By 1964, it was clear that Dinant could no longer live at home and needed special care. They were living in Almelo by this time, where my grandfather found work in a textile factory. The nearest facility that could take care of Dinant was in Assen, over an hour away by car and several hours by train. I have a copy of a lovely letter that oma received from her mother, who offered to pitch in so they could buy a car: “If you buy a new car, I will pay you half this year, and the other half next year. Or if you buy a second-hand car, I will buy it for you. It is for the wellbeing of you and Dinant, it is worth it to me if I can help you that way.”
I am the oldest of the three grandchildren of my grandmother. My earliest memories are mainly about her cooking. My grandmother was ahead of her time, focusing on biologically produced wholesome food. If something was good for you, it had a chance of ending up in her cooking pot, no matter if it was a good combination with the rest of what she was cooking. I remember eating brown rice with bell peppers, a very unusual combination in those days. I also remember going to the farm to get fresh milk, which she would turn into tasty puddings. I loved those, except for the thick skin that often formed on top of them, but of course I had to eat that too since that would fatten me up (I was quite skinny as a kid). Another favorite were grandpa’s own beans and carrots, from the vegetable patch they had in the back of their house.
In 1992, they threw a large party to celebrate their fiftieth wedding anniversary. My gift to them was a book with their family history, that I had researched. It was a big surprise for them.
Henk and Mien in their back yard in 1997
In the late 1990s, grandma and grandpa moved to a senior citizen home in Enschede, just around the corner from the institution where Dinant was living by then. This allowed them to be near him and visit him even when driving longer distances was no longer feasible.
In 2000, grandma suffered two major losses in one year. Dinant died of an epileptic seizure in March. Grandpa did not long outlive his son and died in November. We were all worried about oma, since taking care of Dinant had been such a major part of her life for forty-five years. But she managed well.

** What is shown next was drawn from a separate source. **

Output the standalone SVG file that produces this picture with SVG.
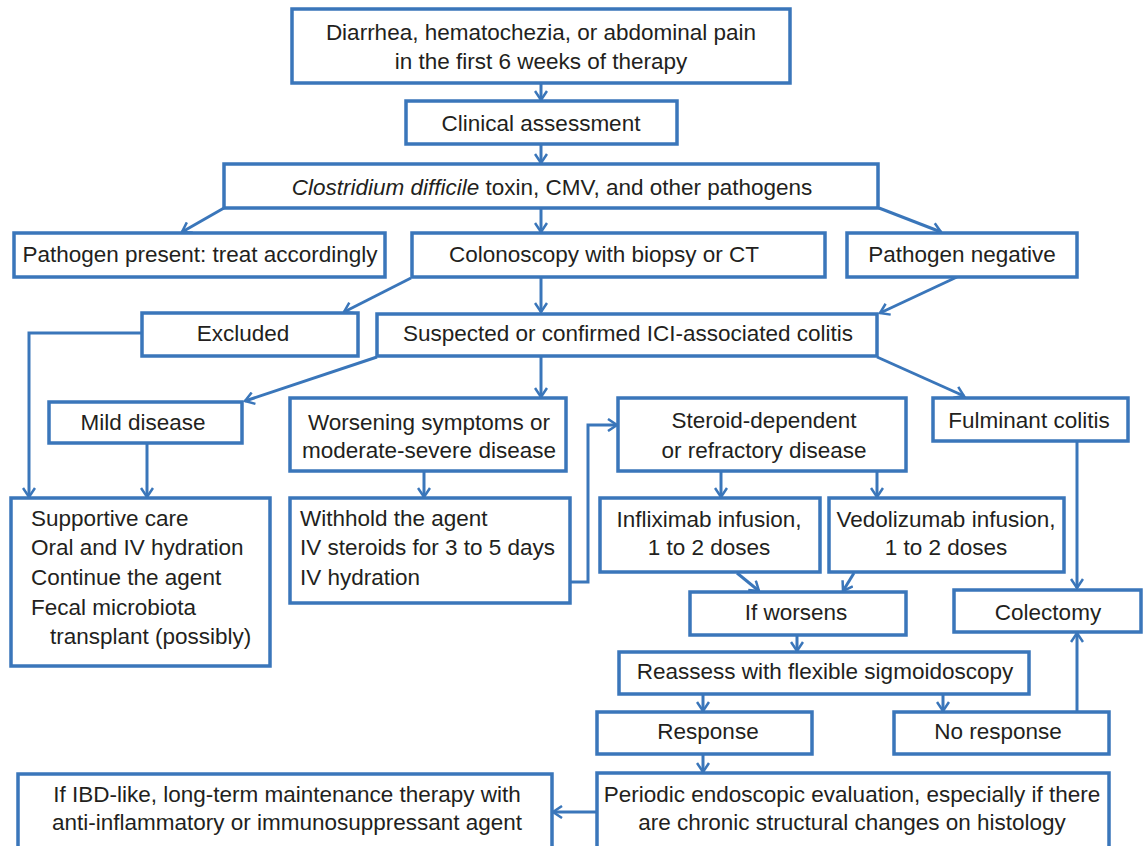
<svg xmlns="http://www.w3.org/2000/svg" width="1144" height="846" viewBox="0 0 1144 846">
<defs>
<style>
.b{fill:#fff;stroke:#3a76ba;stroke-width:3.5}
.c{fill:none;stroke:#3a76ba;stroke-width:3}
text{font-family:"Liberation Sans",Arial,sans-serif;font-size:22.5px;fill:#231f20}
.m{text-anchor:middle}
</style>
<marker id="ah" markerWidth="14" markerHeight="14" refX="11" refY="7" orient="auto" markerUnits="userSpaceOnUse" viewBox="0 0 14 14">
<path d="M2,1 L11,7 L2,13" fill="none" stroke="#3a76ba" stroke-width="2.5"/>
</marker>
</defs>
<rect width="1144" height="846" fill="#fff"/>
<g id="connectors" class="c" marker-end="url(#ah)">
<path d="M541,83 V100"/>
<path d="M541,144 V163"/>
<path d="M224,208 L182,232"/>
<path d="M541,208 V232"/>
<path d="M879,208 L941,232"/>
<path d="M411,278 L344,312"/>
<path d="M541,277 V312"/>
<path d="M957,277 L880,313"/>
<path d="M142,333 H29 V497"/>
<path d="M377,357 L245,401"/>
<path d="M541,357 V397"/>
<path d="M877,357 L964,396"/>
<path d="M147,443 V497"/>
<path d="M424,471 V497"/>
<path d="M570,582 H588 V425 H617"/>
<path d="M721,471 V497"/>
<path d="M877,471 V497"/>
<path d="M1077,441 V588"/>
<path d="M737,573 L759,591"/>
<path d="M854,573 L843,591"/>
<path d="M797,635 V651"/>
<path d="M703,694 V711"/>
<path d="M943,694 V711"/>
<path d="M1077,712 V633"/>
<path d="M703,754 V772"/>
<path d="M597,812 H553"/>
</g>
<g id="n1"><rect class="b" x="292" y="9" width="498" height="74"/><text class="m" x="541" y="40">Diarrhea, hematochezia, or abdominal pain</text><text class="m" x="541" y="69">in the first 6 weeks of therapy</text></g>
<g id="n2"><rect class="b" x="406" y="101" width="271" height="43"/><text class="m" x="541" y="131">Clinical assessment</text></g>
<g id="n3"><rect class="b" x="224" y="164" width="654" height="44"/><text class="m" x="552" y="195"><tspan font-style="italic">Clostridium difficile</tspan> toxin, CMV, and other pathogens</text></g>
<g id="n4"><rect class="b" x="14" y="233" width="371" height="44"/><text class="m" x="200" y="262">Pathogen present: treat accordingly</text></g>
<g id="n5"><rect class="b" x="412" y="233" width="413" height="44"/><text class="m" x="604" y="262">Colonoscopy with biopsy or CT</text></g>
<g id="n6"><rect class="b" x="847" y="233" width="230" height="44"/><text class="m" x="962" y="262">Pathogen negative</text></g>
<g id="n7"><rect class="b" x="142" y="313" width="216" height="43"/><text class="m" x="243" y="341">Excluded</text></g>
<g id="n8"><rect class="b" x="377" y="314" width="500" height="42"/><text class="m" x="628" y="341">Suspected or confirmed ICI-associated colitis</text></g>
<g id="n9"><rect class="b" x="49" y="402" width="193" height="41"/><text class="m" x="143" y="430">Mild disease</text></g>
<g id="n10"><rect class="b" x="290" y="398" width="276" height="73"/><text class="m" x="429" y="430">Worsening symptoms or</text><text class="m" x="429" y="458">moderate-severe disease</text></g>
<g id="n11"><rect class="b" x="618" y="398" width="288" height="73"/><text class="m" x="764" y="428">Steroid-dependent</text><text class="m" x="764" y="458">or refractory disease</text></g>
<g id="n12"><rect class="b" x="933" y="398" width="195" height="43"/><text class="m" x="1029" y="428">Fulminant colitis</text></g>
<g id="n13"><rect class="b" x="11" y="498" width="259" height="168"/><text x="31" y="526">Supportive care</text><text x="31" y="555">Oral and IV hydration</text><text x="31" y="585">Continue the agent</text><text x="31" y="615">Fecal microbiota</text><text x="50" y="644">transplant (possibly)</text></g>
<g id="n14"><rect class="b" x="290" y="498" width="280" height="105"/><text x="300" y="526">Withhold the agent</text><text x="300" y="555">IV steroids for 3 to 5 days</text><text x="300" y="585">IV hydration</text></g>
<g id="n15"><rect class="b" x="600" y="498" width="220" height="74"/><text class="m" x="709" y="527">Infliximab infusion,</text><text class="m" x="709" y="555">1 to 2 doses</text></g>
<g id="n16"><rect class="b" x="829" y="498" width="235" height="74"/><text class="m" x="946" y="527">Vedolizumab infusion,</text><text class="m" x="946" y="555">1 to 2 doses</text></g>
<g id="n17"><rect class="b" x="690" y="592" width="216" height="43"/><text class="m" x="796" y="620">If worsens</text></g>
<g id="n18"><rect class="b" x="954" y="590" width="187" height="42"/><text class="m" x="1048" y="620">Colectomy</text></g>
<g id="n19"><rect class="b" x="619" y="652" width="410" height="42"/><text class="m" x="825" y="679">Reassess with flexible sigmoidoscopy</text></g>
<g id="n20"><rect class="b" x="597" y="712" width="215" height="42"/><text class="m" x="708" y="739">Response</text></g>
<g id="n21"><rect class="b" x="894" y="712" width="215" height="42"/><text class="m" x="998" y="739">No response</text></g>
<g id="n22"><rect class="b" x="597" y="773" width="512" height="80"/><text class="m" x="852" y="802">Periodic endoscopic evaluation, especially if there</text><text class="m" x="852" y="830">are chronic structural changes on histology</text></g>
<g id="n23"><rect class="b" x="18" y="774" width="534" height="79"/><text class="m" x="287" y="802">If IBD-like, long-term maintenance therapy with</text><text class="m" x="287" y="830">anti-inflammatory or immunosuppressant agent</text></g>
</svg>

Oma had always been a social person, and loved spending time with her neighbors and the ladies she met at her weekly handicraft workshops. She was a member of a bible study group from her church.
Oma had a pronounced stutter when she talked, but this disappeared when she was singing. She enjoyed it so much that she joined a choir. I remember calling her one day, to set a date for celebrating her birthday. The date I proposed was impossible, “sorry, I will be on tour then.” Not something you expect to hear from a ninety-year-old! The choir was giving concerts at different nursing homes in the area, singing songs of yesterday to entertain the people who lived there.
In those final years, I think oma finally got to do what she wanted to do, without having to put someone else first. I am so happy that she got to spend her final years that way. She passed away on 25 February 2009 and is buried besides her husband and son in Winterswijk.
Great article Yvette! Sweet tribute and nice photos.
Time flies. Mien was one day older than my father.
What a terrific memorial to Mien. I love all the photos.
What a great story. Do you know when the picture of the 2 children was taken? I have a picture of 4 children, probably taken in Canada, wearing similar clothing. I am trying to date the photo to try to determine who they are.
My family is English/Scottish but I have a favorite niece who married a man of Dutch heritage in Canada. Their kids call their grandparents Oma and I think Ompa. I love to read your articles about your grandparents because it makes me feel closer to these kids that I only see once or twice a year.